DIRECTION -
Skip the pictures, please, and write out exactly the lines from the opening of the data through the line containing "80, 90, 100]".
-- DATA start --
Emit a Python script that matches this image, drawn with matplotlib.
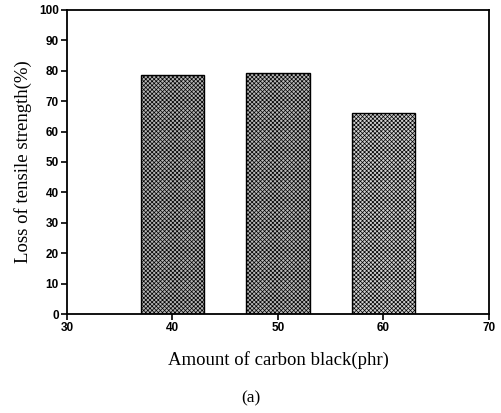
import matplotlib.pyplot as plt
import matplotlib as mpl

carbon_black = [40, 50, 60]
tensile_loss = [78.7, 79.3, 66.1]
x_ticks = [30, 40, 50, 60, 70]
y_ticks = [0, 10, 20, 30, 40, 50, 60, 70, 80, 90, 100]

mpl.rcParams['hatch.linewidth'] = 0.5
mpl.rcParams['hatch.color'] = '#8a8a8a'

fig = plt.figure(figsize=(5.01, 4.13), dpi=100)
ax = fig.add_axes([0.1337, 0.2397, 0.8423, 0.7361])

# halftone-ish fill, the 60 phr bar is a bit lighter in the scan
bar_colors = ['#b4b4b4', '#b8b8b8', '#cfcfcf']
ax.bar(carbon_black, tensile_loss, width=6, color=bar_colors, edgecolor='black',
       linewidth=1.0, hatch='xxxxxxxx')

ax.set_xlim(30, 70)
ax.set_ylim(0, 100)
ax.set_xticks(x_ticks)
ax.set_yticks(y_ticks)
ax.tick_params(axis='both', direction='out', length=4, width=1.2,
               labelsize=8.5, pad=2)
for lab in ax.get_xticklabels() + ax.get_yticklabels():
    lab.set_fontweight('bold')
    lab.set_family('Liberation Sans')
for s in ax.spines.values():
    s.set_linewidth(1.3)

ax.set_xlabel('Amount of carbon black(phr)', family='Liberation Serif',
              fontsize=13.5, labelpad=12)
ax.set_ylabel('Loss of tensile strength(%)', family='Liberation Serif',
              fontsize=13.5, labelpad=5)
fig.text(0.5, 0.025, '(a)', family='Liberation Serif', fontsize=12.5, ha='center')

fig.savefig('out.png', dpi=100)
-- DATA end --
RESPONSE -
Emit a Python script that matches this image, drawn with matplotlib.
import matplotlib.pyplot as plt
import matplotlib as mpl

carbon_black = [40, 50, 60]
tensile_loss = [78.7, 79.3, 66.1]
x_ticks = [30, 40, 50, 60, 70]
y_ticks = [0, 10, 20, 30, 40, 50, 60, 70, 80, 90, 100]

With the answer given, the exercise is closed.